East River Ramble (Manhattan)

Map of today’s walk, courtesy Google Maps.

Map of today’s walk, courtesy Google Maps.

WHERE: East 63, East 60, East 57, East 56, East 51 Streets, Midtown Manhattan

SUBWAY AT START: 63 Street - Lexington Avenue (F, Q; fully accessible)

SUBWAY AT FINISH: 51 Street (6; fully accessible)

DISTANCE: 2.3 miles (3.7 kilometers)

Photographs by Michael Cairl.

After the last walk near the United Nations, I was eager to tackle the other stair streets on the city’s list that are in the same area. So I headed to the Upper East Side. As it happens, four of the five stair streets on this trip are ramps, three of them ADA-compliant and one (60 Street) a re-purposed and steep entrance ramp to the FDR Drive.

Profile of today’s walk, courtesy Google Maps.

Profile of today’s walk, courtesy Google Maps.
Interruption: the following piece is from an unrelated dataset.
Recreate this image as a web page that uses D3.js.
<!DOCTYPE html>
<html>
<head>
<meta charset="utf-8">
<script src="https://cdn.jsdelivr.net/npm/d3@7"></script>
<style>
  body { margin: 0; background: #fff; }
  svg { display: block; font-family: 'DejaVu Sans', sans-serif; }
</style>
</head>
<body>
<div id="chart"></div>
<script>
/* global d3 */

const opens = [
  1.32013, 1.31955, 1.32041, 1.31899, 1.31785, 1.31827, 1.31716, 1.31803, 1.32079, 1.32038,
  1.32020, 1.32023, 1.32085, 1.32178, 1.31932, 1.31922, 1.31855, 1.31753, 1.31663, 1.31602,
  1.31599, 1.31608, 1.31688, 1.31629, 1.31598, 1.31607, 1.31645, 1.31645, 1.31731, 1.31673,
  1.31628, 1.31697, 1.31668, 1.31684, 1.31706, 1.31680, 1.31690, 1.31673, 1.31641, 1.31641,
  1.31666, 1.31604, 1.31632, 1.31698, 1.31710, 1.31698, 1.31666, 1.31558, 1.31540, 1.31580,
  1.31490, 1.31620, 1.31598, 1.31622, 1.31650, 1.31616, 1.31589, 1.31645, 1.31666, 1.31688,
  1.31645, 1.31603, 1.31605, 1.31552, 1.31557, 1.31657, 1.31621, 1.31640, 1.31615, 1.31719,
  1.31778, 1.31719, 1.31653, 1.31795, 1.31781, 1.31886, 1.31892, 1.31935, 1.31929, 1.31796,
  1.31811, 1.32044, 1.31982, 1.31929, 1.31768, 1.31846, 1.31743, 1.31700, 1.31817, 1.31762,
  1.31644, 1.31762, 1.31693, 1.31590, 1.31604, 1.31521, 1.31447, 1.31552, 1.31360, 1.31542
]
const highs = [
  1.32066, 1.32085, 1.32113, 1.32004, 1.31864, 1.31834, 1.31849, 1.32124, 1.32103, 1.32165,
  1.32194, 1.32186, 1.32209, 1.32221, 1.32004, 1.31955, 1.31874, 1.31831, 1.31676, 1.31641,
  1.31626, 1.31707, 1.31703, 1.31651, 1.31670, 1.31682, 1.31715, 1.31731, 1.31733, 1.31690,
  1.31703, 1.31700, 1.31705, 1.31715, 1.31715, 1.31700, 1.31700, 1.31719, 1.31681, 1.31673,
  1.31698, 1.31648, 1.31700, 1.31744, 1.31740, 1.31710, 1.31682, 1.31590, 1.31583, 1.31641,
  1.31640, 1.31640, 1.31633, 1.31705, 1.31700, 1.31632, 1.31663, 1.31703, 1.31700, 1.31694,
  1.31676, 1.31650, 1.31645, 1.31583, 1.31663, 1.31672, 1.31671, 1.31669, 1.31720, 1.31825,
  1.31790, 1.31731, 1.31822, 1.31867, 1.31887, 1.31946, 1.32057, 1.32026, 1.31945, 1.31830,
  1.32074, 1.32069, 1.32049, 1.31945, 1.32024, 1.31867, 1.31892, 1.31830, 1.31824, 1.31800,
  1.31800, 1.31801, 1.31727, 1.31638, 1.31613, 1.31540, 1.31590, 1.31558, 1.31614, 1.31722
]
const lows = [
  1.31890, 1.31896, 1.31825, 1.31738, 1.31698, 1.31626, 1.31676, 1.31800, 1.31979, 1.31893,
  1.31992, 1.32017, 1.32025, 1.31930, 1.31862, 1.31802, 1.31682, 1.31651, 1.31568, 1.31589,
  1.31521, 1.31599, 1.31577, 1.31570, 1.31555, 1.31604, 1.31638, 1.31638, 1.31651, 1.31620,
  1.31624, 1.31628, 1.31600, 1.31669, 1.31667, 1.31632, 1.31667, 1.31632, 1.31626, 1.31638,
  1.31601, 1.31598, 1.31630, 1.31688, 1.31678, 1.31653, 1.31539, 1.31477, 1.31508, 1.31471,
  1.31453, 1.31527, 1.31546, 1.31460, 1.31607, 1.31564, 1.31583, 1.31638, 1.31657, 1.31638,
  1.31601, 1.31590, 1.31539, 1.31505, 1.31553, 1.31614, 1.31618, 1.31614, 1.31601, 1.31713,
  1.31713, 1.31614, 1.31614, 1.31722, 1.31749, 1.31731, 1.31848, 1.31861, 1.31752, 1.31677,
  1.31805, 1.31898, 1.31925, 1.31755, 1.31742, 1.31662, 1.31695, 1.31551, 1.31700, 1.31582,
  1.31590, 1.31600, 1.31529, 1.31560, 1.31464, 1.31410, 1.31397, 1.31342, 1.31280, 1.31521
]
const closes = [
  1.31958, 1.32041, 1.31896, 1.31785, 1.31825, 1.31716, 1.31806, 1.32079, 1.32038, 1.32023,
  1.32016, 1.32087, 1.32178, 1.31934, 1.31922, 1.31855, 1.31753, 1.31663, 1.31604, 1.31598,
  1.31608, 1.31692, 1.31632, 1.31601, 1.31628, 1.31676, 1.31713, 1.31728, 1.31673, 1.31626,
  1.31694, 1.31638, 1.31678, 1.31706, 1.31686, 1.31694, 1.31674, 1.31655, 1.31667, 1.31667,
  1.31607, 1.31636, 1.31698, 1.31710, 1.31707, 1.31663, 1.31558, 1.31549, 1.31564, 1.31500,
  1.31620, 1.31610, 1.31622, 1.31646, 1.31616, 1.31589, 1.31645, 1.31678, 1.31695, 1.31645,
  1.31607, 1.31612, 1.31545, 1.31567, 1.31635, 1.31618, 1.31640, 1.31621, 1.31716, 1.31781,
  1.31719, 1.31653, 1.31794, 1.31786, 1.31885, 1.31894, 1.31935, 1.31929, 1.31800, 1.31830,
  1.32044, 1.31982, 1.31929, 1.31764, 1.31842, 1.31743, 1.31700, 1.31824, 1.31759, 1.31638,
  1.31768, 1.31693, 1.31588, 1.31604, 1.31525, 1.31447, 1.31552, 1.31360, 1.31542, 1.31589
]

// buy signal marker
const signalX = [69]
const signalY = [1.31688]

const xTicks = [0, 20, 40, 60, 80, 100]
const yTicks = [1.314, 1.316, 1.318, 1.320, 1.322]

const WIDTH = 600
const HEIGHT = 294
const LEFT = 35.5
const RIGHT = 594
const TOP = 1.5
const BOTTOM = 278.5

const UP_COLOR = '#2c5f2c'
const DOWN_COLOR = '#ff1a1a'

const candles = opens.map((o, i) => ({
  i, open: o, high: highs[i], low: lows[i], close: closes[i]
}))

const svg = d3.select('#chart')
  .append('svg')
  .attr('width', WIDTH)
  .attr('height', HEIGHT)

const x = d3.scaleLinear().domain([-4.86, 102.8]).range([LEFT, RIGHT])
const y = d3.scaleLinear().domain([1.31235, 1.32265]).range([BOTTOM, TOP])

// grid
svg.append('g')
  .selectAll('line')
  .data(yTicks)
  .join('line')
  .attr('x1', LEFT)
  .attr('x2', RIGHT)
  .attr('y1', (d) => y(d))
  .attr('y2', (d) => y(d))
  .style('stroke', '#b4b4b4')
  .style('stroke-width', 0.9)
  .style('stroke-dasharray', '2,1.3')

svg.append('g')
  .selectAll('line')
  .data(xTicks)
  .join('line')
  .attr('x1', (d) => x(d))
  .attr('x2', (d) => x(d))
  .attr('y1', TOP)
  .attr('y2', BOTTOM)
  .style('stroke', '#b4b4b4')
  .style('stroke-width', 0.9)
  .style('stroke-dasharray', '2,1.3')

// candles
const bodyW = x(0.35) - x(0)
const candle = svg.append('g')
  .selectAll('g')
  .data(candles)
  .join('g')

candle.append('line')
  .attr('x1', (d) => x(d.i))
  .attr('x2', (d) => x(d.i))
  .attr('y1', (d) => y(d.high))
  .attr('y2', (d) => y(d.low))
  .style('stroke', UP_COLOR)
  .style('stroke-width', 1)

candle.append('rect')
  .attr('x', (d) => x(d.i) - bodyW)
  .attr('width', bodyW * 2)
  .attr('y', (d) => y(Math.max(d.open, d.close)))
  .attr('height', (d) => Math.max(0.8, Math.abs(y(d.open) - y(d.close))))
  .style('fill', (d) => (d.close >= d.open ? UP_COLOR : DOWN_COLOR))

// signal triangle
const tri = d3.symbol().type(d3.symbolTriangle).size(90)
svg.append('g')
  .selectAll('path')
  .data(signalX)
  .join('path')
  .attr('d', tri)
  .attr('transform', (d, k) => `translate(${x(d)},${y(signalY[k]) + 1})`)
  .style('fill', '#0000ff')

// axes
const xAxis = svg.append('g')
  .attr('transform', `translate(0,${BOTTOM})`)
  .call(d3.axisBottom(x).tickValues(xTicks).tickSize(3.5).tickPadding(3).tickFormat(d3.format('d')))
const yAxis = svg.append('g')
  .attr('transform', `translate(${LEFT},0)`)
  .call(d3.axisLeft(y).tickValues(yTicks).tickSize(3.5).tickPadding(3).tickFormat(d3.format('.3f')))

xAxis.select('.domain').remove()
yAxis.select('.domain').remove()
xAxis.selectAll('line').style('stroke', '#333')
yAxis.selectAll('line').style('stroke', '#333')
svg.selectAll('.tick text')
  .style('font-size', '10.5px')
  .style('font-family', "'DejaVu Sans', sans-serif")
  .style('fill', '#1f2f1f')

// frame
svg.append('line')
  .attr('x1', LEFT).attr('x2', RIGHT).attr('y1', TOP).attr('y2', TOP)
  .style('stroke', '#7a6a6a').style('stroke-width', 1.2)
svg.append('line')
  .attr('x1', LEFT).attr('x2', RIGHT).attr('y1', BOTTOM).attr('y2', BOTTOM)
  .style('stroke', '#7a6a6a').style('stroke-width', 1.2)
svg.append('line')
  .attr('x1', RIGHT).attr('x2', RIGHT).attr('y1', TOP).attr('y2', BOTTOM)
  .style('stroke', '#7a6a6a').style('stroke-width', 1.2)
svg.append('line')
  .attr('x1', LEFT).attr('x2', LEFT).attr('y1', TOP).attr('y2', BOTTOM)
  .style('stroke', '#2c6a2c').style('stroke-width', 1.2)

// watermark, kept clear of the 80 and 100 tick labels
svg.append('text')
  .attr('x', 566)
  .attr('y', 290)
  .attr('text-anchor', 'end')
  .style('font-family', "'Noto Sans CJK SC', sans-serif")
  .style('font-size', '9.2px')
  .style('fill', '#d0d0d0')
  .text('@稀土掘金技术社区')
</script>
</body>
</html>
The “stair street” at East 63 Street, actually a suspension bridge over the FDR Drive and a ramp down to the riverfront promenade, is at the south end of a clutch of medical institutions: the Animal Medical Center, Rockefeller University, Weill-Cornell Medical Center (a.k.a. New York Hospital), Memorial Sloan-Kettering Cancer Center, and the Hospital for Special Surgery.

Clockwise from top left: pedestrian bridge at East 63 Street and, above it, pedestrian bridge connecting two Rockefeller University buildings; Queensboro Bridge and, to its right, Cornell University’s tech campus on Roosevelt Island; obligatory selfie on the riverfront promenade.
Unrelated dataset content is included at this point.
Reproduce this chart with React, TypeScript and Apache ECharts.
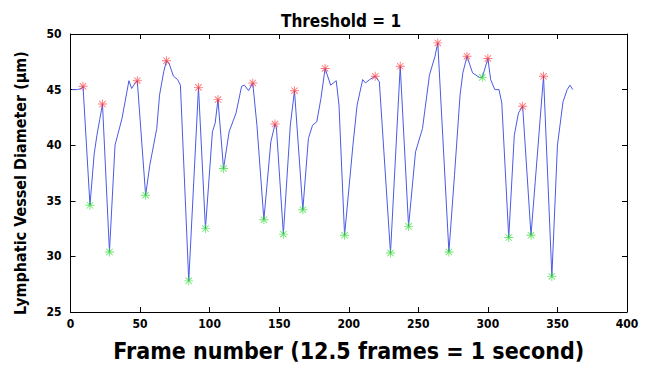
import React, { useEffect, useRef } from "react";
import * as echarts from "echarts";

// Tracked vessel diameter (frame, µm)
const frames = [1, 5, 8, 9, 14, 17, 19, 21, 23, 28, 32, 37, 42, 44, 46, 48, 54, 57, 62, 64, 67, 69, 71, 74, 77, 79, 85, 92, 97, 102, 104, 106, 110, 114, 119, 123, 125, 128, 131, 134, 139, 144, 147, 148, 153, 158, 161, 167, 171, 174, 177, 180, 183, 187, 191, 193, 197, 203, 206, 210, 212, 215, 219, 222, 230, 237, 243, 248, 253, 258, 262, 264, 272, 276, 280, 282, 285, 289, 294, 296, 300, 302, 305, 308, 310, 315, 319, 322, 325, 331, 340, 346, 350, 354, 357, 359, 361];
const diameters = [45.0, 45.0, 45.1, 45.3, 34.6, 39.2, 40.9, 42.3, 43.7, 30.4, 40.0, 42.4, 45.8, 45.1, 45.5, 45.8, 35.5, 38.2, 41.5, 44.5, 46.6, 47.6, 47.3, 46.2, 45.9, 45.4, 27.8, 45.2, 32.5, 41.2, 42.0, 44.1, 37.9, 41.2, 42.9, 45.3, 45.4, 44.9, 45.6, 41.8, 33.3, 40.3, 41.9, 41.6, 32.0, 41.8, 44.9, 34.2, 40.6, 41.8, 42.1, 44.2, 46.9, 45.4, 45.8, 43.6, 31.9, 40.0, 43.6, 45.9, 45.6, 45.9, 46.2, 45.7, 30.3, 47.1, 32.7, 39.4, 41.5, 46.3, 48.0, 49.2, 30.4, 37.3, 44.5, 46.5, 48.0, 46.5, 46.1, 46.1, 47.8, 45.9, 45.0, 45.0, 43.8, 31.7, 40.9, 42.9, 43.5, 31.9, 46.2, 28.2, 40.0, 43.9, 45.0, 45.4, 45.0];

const peakFrames = [9, 23, 48, 69, 92, 106, 131, 147, 161, 183, 219, 237, 264, 285, 300, 325, 340];
const peakValues = [45.3, 43.7, 45.8, 47.6, 45.2, 44.1, 45.6, 41.9, 44.9, 46.9, 46.2, 47.1, 49.2, 48.0, 47.8, 43.5, 46.2];
const valleyFrames = [14, 28, 54, 85, 97, 110, 139, 153, 167, 197, 230, 243, 272, 296, 315, 331, 346];
const valleyValues = [34.6, 30.4, 35.5, 27.8, 32.5, 37.9, 33.3, 32.0, 34.2, 31.9, 30.3, 32.7, 30.4, 46.1, 31.7, 31.9, 28.2];

const xTicks = { min: 0, max: 400, interval: 50 };
const yTicks = { min: 25, max: 50, interval: 5 };

const titleText = "Threshold = 1";
const xName = "Frame number (12.5 frames = 1 second)";
const yName = "Lymphatic Vessel Diameter (\u03bcm)";

const STAR =
  "path://M9 0L11 0L11 20L9 20ZM0 9L20 9L20 11L0 11ZM2.2 3.6L3.6 2.2L17.8 16.4L16.4 17.8ZM16.4 2.2L17.8 3.6L3.6 17.8L2.2 16.4Z";

const FONT = "'Liberation Sans Narrow', 'DejaVu Sans Condensed', 'Liberation Sans', sans-serif";

export default function App() {
  const ref = useRef<HTMLDivElement>(null);
  useEffect(() => {
    if (!ref.current) return;
    const chart = echarts.init(ref.current, undefined, { renderer: "svg" });
    const line = frames.map((f, i) => [f, diameters[i]]);
    const peaks = peakFrames.map((f, i) => [f, peakValues[i]]);
    const valleys = valleyFrames.map((f, i) => [f, valleyValues[i]]);
    const axisLine = { show: true, onZero: false, lineStyle: { color: "#000", width: 1 } };
    const tickIn = { show: true, inside: true, length: 5, lineStyle: { color: "#000" } };
    const label = { color: "#000", fontWeight: "bold" as const, fontSize: 12, fontFamily: FONT };
    chart.setOption({
      animation: false,
      backgroundColor: "#fff",
      title: {
        text: titleText,
        left: 336,
        top: 7,
        textAlign: "center",
        textStyle: { fontSize: 17, fontWeight: "bold", color: "#000", fontFamily: FONT },
      },
      grid: { left: 70.5, right: 25, top: 34, bottom: 61, containLabel: false },
      xAxis: [
        {
          type: "value",
          ...xTicks,
          position: "bottom",
          axisLine,
          axisTick: tickIn,
          splitLine: { show: false },
          axisLabel: { ...label, margin: 6 },
          name: xName,
          nameLocation: "middle",
          nameGap: 27,
          nameTextStyle: { fontSize: 23, fontWeight: "bold", color: "#000", fontFamily: FONT },
        },
        {
          type: "value",
          ...xTicks,
          position: "top",
          axisLine,
          axisTick: tickIn,
          splitLine: { show: false },
          axisLabel: { show: false },
        },
      ],
      yAxis: [
        {
          type: "value",
          ...yTicks,
          position: "left",
          axisLine,
          axisTick: tickIn,
          splitLine: { show: false },
          axisLabel: { ...label, margin: 9 },
          name: yName,
          nameLocation: "middle",
          nameGap: 42,
          nameTextStyle: {
            fontSize: 16,
            fontWeight: "bold",
            color: "#000",
            fontFamily: FONT,
            padding: [0, 20, 0, 0],
          },
        },
        {
          type: "value",
          ...yTicks,
          position: "right",
          axisLine,
          axisTick: tickIn,
          splitLine: { show: false },
          axisLabel: { show: false },
        },
      ],
      series: [
        {
          type: "line",
          data: line,
          showSymbol: false,
          symbol: "none",
          lineStyle: { color: "#4b5ae6", width: 1 },
          z: 2,
        },
        {
          type: "scatter",
          data: peaks,
          symbol: STAR,
          symbolSize: 9,
          itemStyle: { color: "rgba(255,40,40,0.8)" },
          z: 3,
        },
        {
          type: "scatter",
          data: valleys,
          symbol: STAR,
          symbolSize: 9,
          itemStyle: { color: "rgba(40,220,40,0.85)" },
          z: 3,
        },
      ],
    });
    return () => chart.dispose();
  }, []);
  return (
    <div
      ref={ref}
      style={{ position: "fixed", left: 0, top: 0, width: 652, height: 373 }}
    />
  );
}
You think Manhattan is flat?  Guess again.  This is one block of York Avenue beneath the Queensboro Bridge.

You think Manhattan is flat? Guess again. This is one block of York Avenue beneath the Queensboro Bridge.

Leaving the East 60 Street ramp, I walked up a steep block of York Avenue to its continuation, Sutton Place. The late political writer Theodore White called the Upper East Side of the 1960s the “perfumed stockade” but the description applies equally to Sutton Place and adjacent streets. Inside those apartment buildings, most of them bland, is a lot of money. The passageway at the end of East 57 Street leads down to a pleasant park, and the passageway at East 56 Street leads from it.
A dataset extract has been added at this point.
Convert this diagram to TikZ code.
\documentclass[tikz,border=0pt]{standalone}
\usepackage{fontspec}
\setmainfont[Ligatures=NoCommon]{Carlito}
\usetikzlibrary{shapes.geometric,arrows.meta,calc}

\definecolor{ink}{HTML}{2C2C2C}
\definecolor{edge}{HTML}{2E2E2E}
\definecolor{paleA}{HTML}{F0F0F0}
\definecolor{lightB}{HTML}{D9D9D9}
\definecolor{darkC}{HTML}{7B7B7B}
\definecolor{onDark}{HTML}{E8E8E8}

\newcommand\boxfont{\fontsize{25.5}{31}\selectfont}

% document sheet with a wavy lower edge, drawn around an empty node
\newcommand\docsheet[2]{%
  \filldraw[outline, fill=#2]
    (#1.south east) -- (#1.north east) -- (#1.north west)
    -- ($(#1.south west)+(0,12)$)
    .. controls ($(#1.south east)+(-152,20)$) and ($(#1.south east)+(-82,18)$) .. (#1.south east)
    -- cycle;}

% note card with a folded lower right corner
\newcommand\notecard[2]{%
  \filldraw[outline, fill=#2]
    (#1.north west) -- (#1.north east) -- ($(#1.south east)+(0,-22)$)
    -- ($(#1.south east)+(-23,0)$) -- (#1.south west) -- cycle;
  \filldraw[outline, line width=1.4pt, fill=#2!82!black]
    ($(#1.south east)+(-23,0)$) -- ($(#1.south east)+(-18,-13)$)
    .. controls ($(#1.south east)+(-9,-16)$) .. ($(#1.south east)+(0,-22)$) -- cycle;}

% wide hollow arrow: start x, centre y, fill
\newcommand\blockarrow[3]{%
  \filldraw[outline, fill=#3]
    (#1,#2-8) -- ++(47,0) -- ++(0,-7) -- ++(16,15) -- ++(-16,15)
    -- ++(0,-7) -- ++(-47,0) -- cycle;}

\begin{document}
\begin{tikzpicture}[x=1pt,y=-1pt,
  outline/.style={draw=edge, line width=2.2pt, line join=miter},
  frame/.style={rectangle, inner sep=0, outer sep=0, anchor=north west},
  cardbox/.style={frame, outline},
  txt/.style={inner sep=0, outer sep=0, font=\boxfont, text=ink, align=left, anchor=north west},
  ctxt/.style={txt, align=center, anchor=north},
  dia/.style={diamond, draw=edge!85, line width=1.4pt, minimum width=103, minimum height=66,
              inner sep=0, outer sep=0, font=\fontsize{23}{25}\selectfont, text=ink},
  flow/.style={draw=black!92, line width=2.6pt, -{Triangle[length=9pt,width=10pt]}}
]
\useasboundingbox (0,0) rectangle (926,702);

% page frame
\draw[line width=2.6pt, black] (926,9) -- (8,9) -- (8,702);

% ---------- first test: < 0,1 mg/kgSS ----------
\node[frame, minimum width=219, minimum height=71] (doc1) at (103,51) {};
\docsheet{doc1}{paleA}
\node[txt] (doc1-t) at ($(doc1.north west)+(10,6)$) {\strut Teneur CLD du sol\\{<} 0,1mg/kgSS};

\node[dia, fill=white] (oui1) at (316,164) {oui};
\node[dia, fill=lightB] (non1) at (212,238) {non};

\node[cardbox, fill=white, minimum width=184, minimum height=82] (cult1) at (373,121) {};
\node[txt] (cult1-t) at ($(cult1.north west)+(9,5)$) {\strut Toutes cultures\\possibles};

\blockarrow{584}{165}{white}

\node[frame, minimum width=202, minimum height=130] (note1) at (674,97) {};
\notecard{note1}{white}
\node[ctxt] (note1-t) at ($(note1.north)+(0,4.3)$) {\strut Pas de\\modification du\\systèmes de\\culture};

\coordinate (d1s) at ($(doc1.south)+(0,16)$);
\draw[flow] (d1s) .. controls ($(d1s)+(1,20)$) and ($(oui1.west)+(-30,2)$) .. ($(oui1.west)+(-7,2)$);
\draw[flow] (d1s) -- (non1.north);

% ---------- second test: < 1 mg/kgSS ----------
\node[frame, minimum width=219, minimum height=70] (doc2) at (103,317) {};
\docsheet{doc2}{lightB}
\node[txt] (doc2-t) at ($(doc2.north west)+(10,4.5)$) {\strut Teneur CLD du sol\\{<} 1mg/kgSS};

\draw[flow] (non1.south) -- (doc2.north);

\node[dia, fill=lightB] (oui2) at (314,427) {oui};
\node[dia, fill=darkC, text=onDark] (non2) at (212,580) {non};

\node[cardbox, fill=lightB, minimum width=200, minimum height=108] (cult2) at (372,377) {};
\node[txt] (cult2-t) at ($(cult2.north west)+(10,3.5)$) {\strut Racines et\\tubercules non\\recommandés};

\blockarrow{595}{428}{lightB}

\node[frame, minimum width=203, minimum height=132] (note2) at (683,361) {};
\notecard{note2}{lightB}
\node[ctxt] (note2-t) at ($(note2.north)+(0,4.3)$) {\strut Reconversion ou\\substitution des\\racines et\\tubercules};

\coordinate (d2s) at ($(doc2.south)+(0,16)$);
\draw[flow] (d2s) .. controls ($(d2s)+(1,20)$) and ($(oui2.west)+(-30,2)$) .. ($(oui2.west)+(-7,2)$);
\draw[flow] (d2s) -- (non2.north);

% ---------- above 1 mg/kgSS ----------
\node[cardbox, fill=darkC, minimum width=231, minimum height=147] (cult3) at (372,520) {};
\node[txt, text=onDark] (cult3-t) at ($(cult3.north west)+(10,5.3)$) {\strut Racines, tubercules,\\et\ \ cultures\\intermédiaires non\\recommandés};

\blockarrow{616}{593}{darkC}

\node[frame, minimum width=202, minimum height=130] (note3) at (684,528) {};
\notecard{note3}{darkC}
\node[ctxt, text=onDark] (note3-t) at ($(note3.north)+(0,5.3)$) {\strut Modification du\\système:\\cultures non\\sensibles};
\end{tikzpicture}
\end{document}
Sutton Place South ends at East 53 Street, within sight of the United Nations, necessitating a walk west to 1 Avenue, south to East 51 Street and east to the one actual stair street on the trip. This is 28 steps down to the level of the pedestrian bridge crossing the FDR Drive, and another 31 steps down to the riverfront promenade. I walked back up to East 51 Street, the upper flight being a more difficult climb for the lack of a handrail. I had to hold on to a wrought iron fence set back from the stairway. From there I walked a block south on Beekman Place and then along East 50 Street past several countries’ missions to the United Nations to the subway.

Total steps : 59 down, the same 59 up, total 118, a fairly modest amount but the hills and ramps made today’s walk a pretty good workout.

Left to right: ramp down to to the promenade at East 57 Street, looking toward the walkway at East 51 Street, graffiti on the East 51 Street walkway.